### Information supplied
-- begin --

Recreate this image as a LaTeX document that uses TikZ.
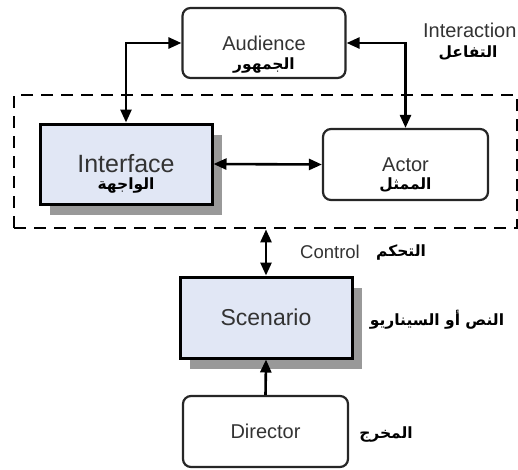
\documentclass[tikz,border=0pt]{standalone}
\usepackage{fontspec}
\setmainfont{Liberation Sans}
\newfontfamily\arfont[Script=Arabic]{DejaVu Sans}
\TeXXeTstate=1
\usepackage{tikz}
\usetikzlibrary{arrows.meta, positioning, shadows}
\definecolor{boxblue}{HTML}{E1E7F5}
\definecolor{txtgray}{HTML}{333333}
\tikzset{
  en/.style = {text=txtgray, font=\fontsize{20}{24}\selectfont},
  ar/.style = {text=black, font=\arfont\bfseries\fontsize{15.5}{19}\selectfont},
  rbox/.style = {draw=black!85, line width=2.2pt, rounded corners=8pt,
    fill=white, en},
  sbox/.style = {draw=black, line width=3pt, fill=boxblue, en,
    drop shadow={shadow xshift=10pt, shadow yshift=-11pt, fill=black!40,
    opacity=1}},
  link/.style = {line width=2.6pt}
}

\begin{document}
\begin{tikzpicture}[x=1pt, y=-1pt, >={Triangle[length=13pt,width=11pt]}]
\useasboundingbox (0,0) rectangle (518,469);
\node [draw, line width=2.8pt, dash pattern=on 12pt off 8pt,
  minimum width=503pt, minimum height=133pt] (frame) at (265.5,161.5) {};
\node [rbox, minimum width=163pt, minimum height=70pt] (audience) at (264,43) {Audience};
\node [ar] (audience-ar) at ([yshift=-23pt]audience.center) {\beginR الجمهور\endR};
\node [sbox, minimum width=172pt, minimum height=80pt,
  font=\fontsize{25}{30}\selectfont] (iface) at (126,164) {Interface};
\node [ar] (iface-ar) at ([yshift=-22pt]iface.center) {\beginR الواجهة\endR};
\node [rbox, minimum width=165pt, minimum height=71pt] (actor) at (405.5,164.5) {Actor};
\node [ar] (actor-ar) at ([yshift=-21pt]actor.center) {\beginR الممثل\endR};
\node [sbox, minimum width=172pt, minimum height=81pt,
  font=\fontsize{23}{28}\selectfont] (scenario) at (266,317.5) {Scenario};
\node [rbox, minimum width=165pt, minimum height=71pt] (director) at (265.5,431.5) {Director};

\node [en, anchor=east] (interaction) at (520,30) {Interaction};
\node [ar] (interaction-ar) at (468,53) {\beginR التفاعل\endR};
\node [en, font=\fontsize{18.5}{22}\selectfont] (control) at (330,252) {Control};
\node [ar] (control-ar) at (401,252) {\beginR التحكم\endR};
\node [ar] (scenario-ar) at (437,320) {\beginR النص أو السيناريو\endR};
\node [ar] (director-ar) at (386,434) {\beginR المخرج\endR};

\draw [link, <->] (audience.west) -| (iface.north);
\draw [link, <->] (audience.east) -| (actor.north);
\draw [link, <->] (iface.east) -- (actor.west);
\draw [link, <->] (frame.south -| scenario.north) -- (scenario.north);
\draw [link, ->] (director.north) -- (scenario.south);
\end{tikzpicture}
\end{document}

-- end --

### To be done
Restate the whole listing above exactly, except for its images.

### Exercise answer
Recreate this image as a LaTeX document that uses TikZ.
\documentclass[tikz,border=0pt]{standalone}
\usepackage{fontspec}
\setmainfont{Liberation Sans}
\newfontfamily\arfont[Script=Arabic]{DejaVu Sans}
\TeXXeTstate=1
\usepackage{tikz}
\usetikzlibrary{arrows.meta, positioning, shadows}
\definecolor{boxblue}{HTML}{E1E7F5}
\definecolor{txtgray}{HTML}{333333}
\tikzset{
  en/.style = {text=txtgray, font=\fontsize{20}{24}\selectfont},
  ar/.style = {text=black, font=\arfont\bfseries\fontsize{15.5}{19}\selectfont},
  rbox/.style = {draw=black!85, line width=2.2pt, rounded corners=8pt,
    fill=white, en},
  sbox/.style = {draw=black, line width=3pt, fill=boxblue, en,
    drop shadow={shadow xshift=10pt, shadow yshift=-11pt, fill=black!40,
    opacity=1}},
  link/.style = {line width=2.6pt}
}

\begin{document}
\begin{tikzpicture}[x=1pt, y=-1pt, >={Triangle[length=13pt,width=11pt]}]
\useasboundingbox (0,0) rectangle (518,469);
\node [draw, line width=2.8pt, dash pattern=on 12pt off 8pt,
  minimum width=503pt, minimum height=133pt] (frame) at (265.5,161.5) {};
\node [rbox, minimum width=163pt, minimum height=70pt] (audience) at (264,43) {Audience};
\node [ar] (audience-ar) at ([yshift=-23pt]audience.center) {\beginR الجمهور\endR};
\node [sbox, minimum width=172pt, minimum height=80pt,
  font=\fontsize{25}{30}\selectfont] (iface) at (126,164) {Interface};
\node [ar] (iface-ar) at ([yshift=-22pt]iface.center) {\beginR الواجهة\endR};
\node [rbox, minimum width=165pt, minimum height=71pt] (actor) at (405.5,164.5) {Actor};
\node [ar] (actor-ar) at ([yshift=-21pt]actor.center) {\beginR الممثل\endR};
\node [sbox, minimum width=172pt, minimum height=81pt,
  font=\fontsize{23}{28}\selectfont] (scenario) at (266,317.5) {Scenario};
\node [rbox, minimum width=165pt, minimum height=71pt] (director) at (265.5,431.5) {Director};

\node [en, anchor=east] (interaction) at (520,30) {Interaction};
\node [ar] (interaction-ar) at (468,53) {\beginR التفاعل\endR};
\node [en, font=\fontsize{18.5}{22}\selectfont] (control) at (330,252) {Control};
\node [ar] (control-ar) at (401,252) {\beginR التحكم\endR};
\node [ar] (scenario-ar) at (437,320) {\beginR النص أو السيناريو\endR};
\node [ar] (director-ar) at (386,434) {\beginR المخرج\endR};

\draw [link, <->] (audience.west) -| (iface.north);
\draw [link, <->] (audience.east) -| (actor.north);
\draw [link, <->] (iface.east) -- (actor.west);
\draw [link, <->] (frame.south -| scenario.north) -- (scenario.north);
\draw [link, ->] (director.north) -- (scenario.south);
\end{tikzpicture}
\end{document}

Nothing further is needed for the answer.